To illustrate some of the issues with Clause 13, here are some real life examples, and how Clause 13 might affect them:

1. Apple vs Samsung

In this well-known Community Registered Design (CRD) case, Samsung were accused of infringing Apple’s CRD number 000181607-0001 by producing and selling the Galaxy Tab 10.1, 8.9 and 7.7.

On the face of it, the Samsung products in question do look very similar to Apple’s CRD (see below for comparative images taken from the High Court judgement):

Apple-Sammy

A lay person, maybe one making up the jury in a criminal court, would very easily be led the conclusion that Samsung had “copied the design so as to produce articles exactly or substantially to that design”, and hence might very well be led to the conclusion that, under the proposed criminal provisions, Samsung had committed an offence.

But, as most readers will know, the case is far more complicated than this. The design field for tablet computers is so dense that the scope of protection of Apple’s CRD was deemed to be extremely narrow, and Samsung’s products were not even found to “create the same overall impression” as Apple’s CRD, and so Samsung was not found to infringe the registered design.

Whether or not a registered design has been infringed is far from clear-cut in cases such as this. A proper comprehension of design law is essential to determine this; including an ability to consider who the informed user is, the state of the design corpus, and how this affects the scope of protection of the CRD. Only then can the possibility of infringement be considered. A criminal court simply could not expected to apply the same rigorous testing, and in this case, in the hypothetical world of copying in Clause 13, IPCopy’s view is that a finding of criminal activity would have been likely, even though infringement of the registered design did not occur!

2. Magmatic vs PMS – AKA the Trunki case (See also IPCopy’s earlier article here)

This case is a wonderful example of exactly the sort of situation that supporters of Clause 13 are hoping will be improved by the introduction of Clause 13.

PMS admittedly ‘drew inspiration’ from the Trunki design and sought to produce a low-cost version of the product. Their intention was to produce a ride-on suitcase (the Kiddee Case) with a different appearance, so that it wouldn’t infringe Magmatic’s CRD. You can see from the comparison below that PMS went to some effort to make sure that the Kiddee Case design differed from the Trunki CRD.

Trunki-not trunki

But the differences between the designs weren’t enough. Magmatic brought an action against PMS based on their CRD and based also on UK unregistered design right. The lack of any existing designs in the design corpus meant that the scope of protection offered by the CRD was remarkably broad, and PMS were found to infringe the CRD2.

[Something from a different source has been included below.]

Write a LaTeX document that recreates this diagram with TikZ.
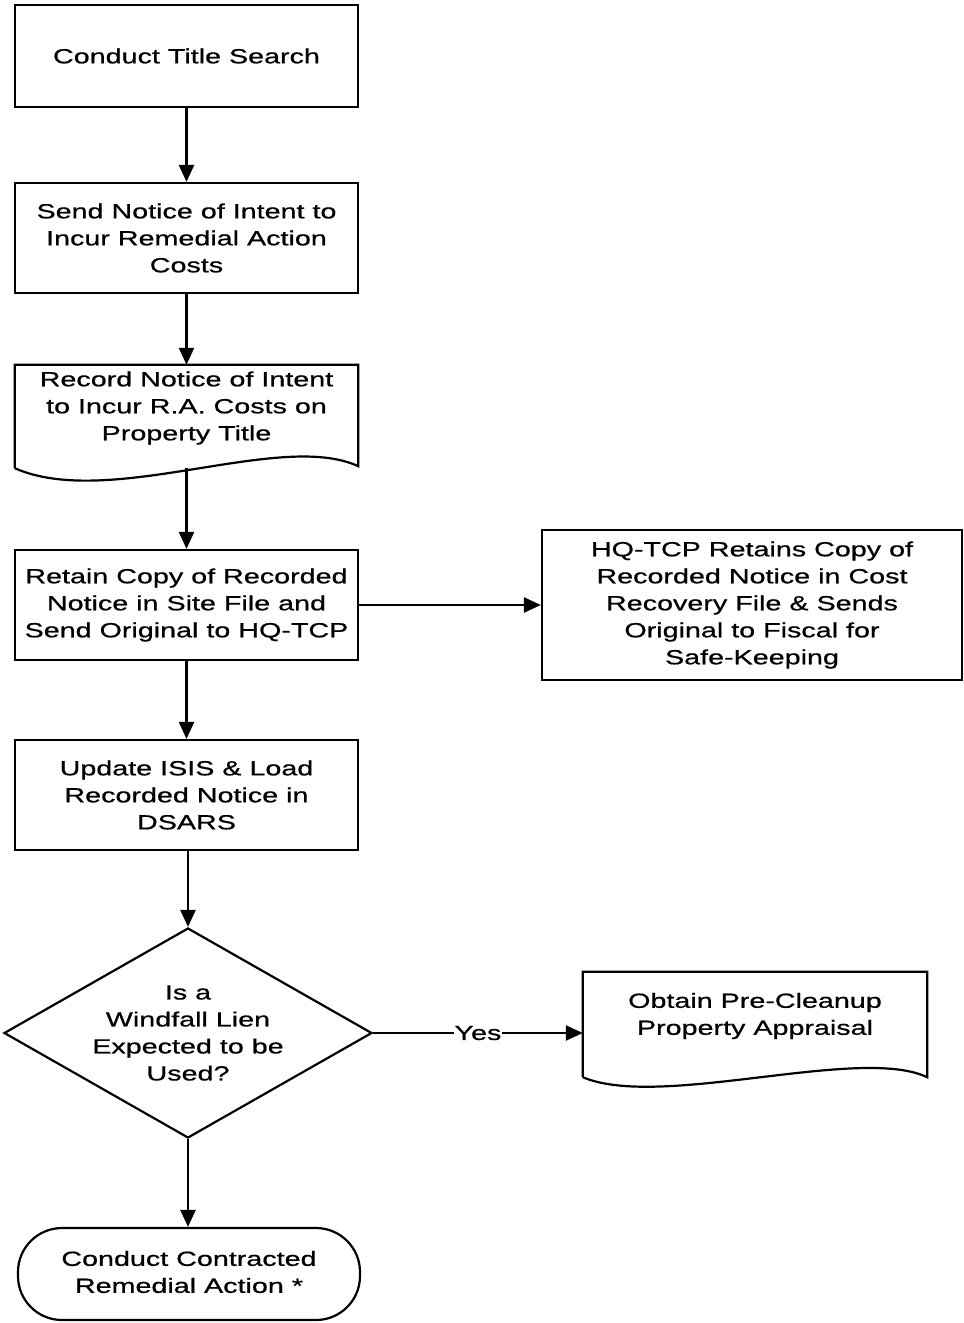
\documentclass[tikz,border=0pt]{standalone}
\usepackage{fontspec}
\setmainfont{Liberation Sans}[FakeStretch=1.4, FakeBold=0.7]
\usetikzlibrary{shapes.geometric,arrows.meta,calc}

\begin{document}
\begin{tikzpicture}[x=1pt,y=-1pt,
  every node/.style={font=\fontsize{20.5}{27}\selectfont, align=center},
  stepbox/.style={draw, line width=2.2pt, rectangle, inner sep=0pt,
                  minimum width=343pt},
  docshape/.style={rectangle, inner sep=0pt},
  txt/.style={inner sep=0pt},
  outline/.style={line width=2.2pt, line join=miter},
  flow/.style={line width=2.4pt, -{Triangle[length=17pt,width=15pt]}}]

\useasboundingbox (0,0) rectangle (964,1323);

% process steps
\node[stepbox, minimum height=102pt] (search) at (186.5,56)
  {Conduct Title Search};
\node[stepbox, minimum height=110pt] (notice) at (186.5,238)
  {Send Notice of Intent to\\Incur Remedial Action\\Costs};

% document: recorded notice
\node[docshape, minimum width=343pt, minimum height=103pt] (record) at (186.5,416.5) {};
\draw[outline] (record.south west) -- (record.north west) -- (record.north east)
  -- ($(record.south east)+(0,-2)$)
  .. controls (280,430) and (110,510) .. (record.south west);
\node[txt] (recordtxt) at (186.5,408)
  {Record Notice of Intent\\to Incur R.A. Costs on\\Property Title};

\node[stepbox, minimum height=110pt] (retain) at (186.5,605)
  {Retain Copy of Recorded\\Notice in Site File and\\Send Original to HQ-TCP};
\node[stepbox, minimum width=420pt, minimum height=150pt] (hq) at (752,605)
  {HQ-TCP Retains Copy of\\Recorded Notice in Cost\\Recovery File \& Sends\\Original to Fiscal for\\Safe-Keeping};

\node[stepbox, minimum height=110pt] (update) at (186.5,795)
  {Update ISIS \& Load\\Recorded Notice in\\DSARS};

% decision
\node[draw, line width=2.2pt, diamond, inner sep=0pt, aspect=1.75,
      minimum width=368pt, minimum height=210pt] (lien) at (188,1033) {};
\node[txt] (lientxt) at (188,1033)
  {Is a\\Windfall Lien\\Expected to be\\Used?};

% document: appraisal
\node[docshape, minimum width=344pt, minimum height=105pt] (apprais) at (755,1024.5) {};
\draw[outline] (apprais.south west) -- (apprais.north west) -- (apprais.north east)
  -- (apprais.south east)
  .. controls (860,1045) and (660,1110) .. (apprais.south west);
\node[txt] (appraistxt) at (755,1016)
  {Obtain Pre-Cleanup\\Property Appraisal};

% terminal
\node[draw, line width=2.2pt, rectangle, rounded corners=44pt, inner sep=0pt,
      minimum width=342pt, minimum height=92pt] (contract) at (189,1274) {};
\node[txt] (contracttxt) at (189,1272)
  {Conduct Contracted\\Remedial Action *};

% connectors
\draw[flow] (search.south) -- (notice.north);
\draw[flow] (notice.south) -- (record.north);
\draw[flow] (record.south) -- (retain.north);
\draw[flow] (retain.east) -- (hq.west);
\draw[flow] (retain.south) -- (update.north);
\draw[flow] (update.south -| lien.north) -- (lien.north);
\draw[flow] (lien.east) -- node[fill=white, inner sep=1pt] (yes) {Yes} (apprais.west |- lien.east);
\draw[flow] (lien.south) -- (contract.north -| lien.south);
\end{tikzpicture}
\end{document}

However, Magmatic did not even attempt to claim that the Kiddee Case infringed the UK unregistered design right in the Trunki design as a whole (they did allege infringement of a very specific combination of aspects of the unregistered design, but were unsuccessful), presumably because Magmatic knew that it would be extremely difficult to argue that PMS had “copied the design so as to produce articles exactly or substantially to that design”.

So what use would the criminal provisions have been in this case?

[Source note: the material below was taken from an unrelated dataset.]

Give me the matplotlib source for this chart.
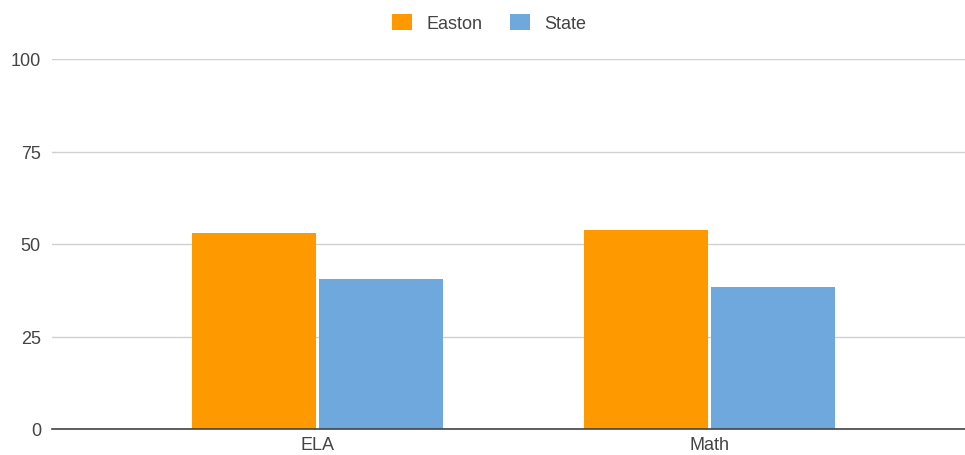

PMS had not “copied the design” depicted in the CRD – indeed, they had gone to great efforts to ensure that they did not “copy” it. However, Magmatic’s CRD did exactly the job it was meant to do, which was to protect Magmatic from PMS’ attempt to ‘design around’ its CRD because it offers protection for designs that creates the same ‘overall impression’ as the CRD. The criminal provisions, which would only have come into play if PMS had “copied the design exactly or substantially”, and only if they had done so knowingly, would have had no additional benefit whatsoever.

IPcopy   25 November 2013

*at least we don’t just do this 🙂

1 and maybe we should don some kind of protective gear here because we’re about to question the correctness of the comments

2 Another example, in fact, of how the scope of a registered design might be vastly to different to what may appear to a lay person, and how important a detailed appreciation of design law is in deciding infringement.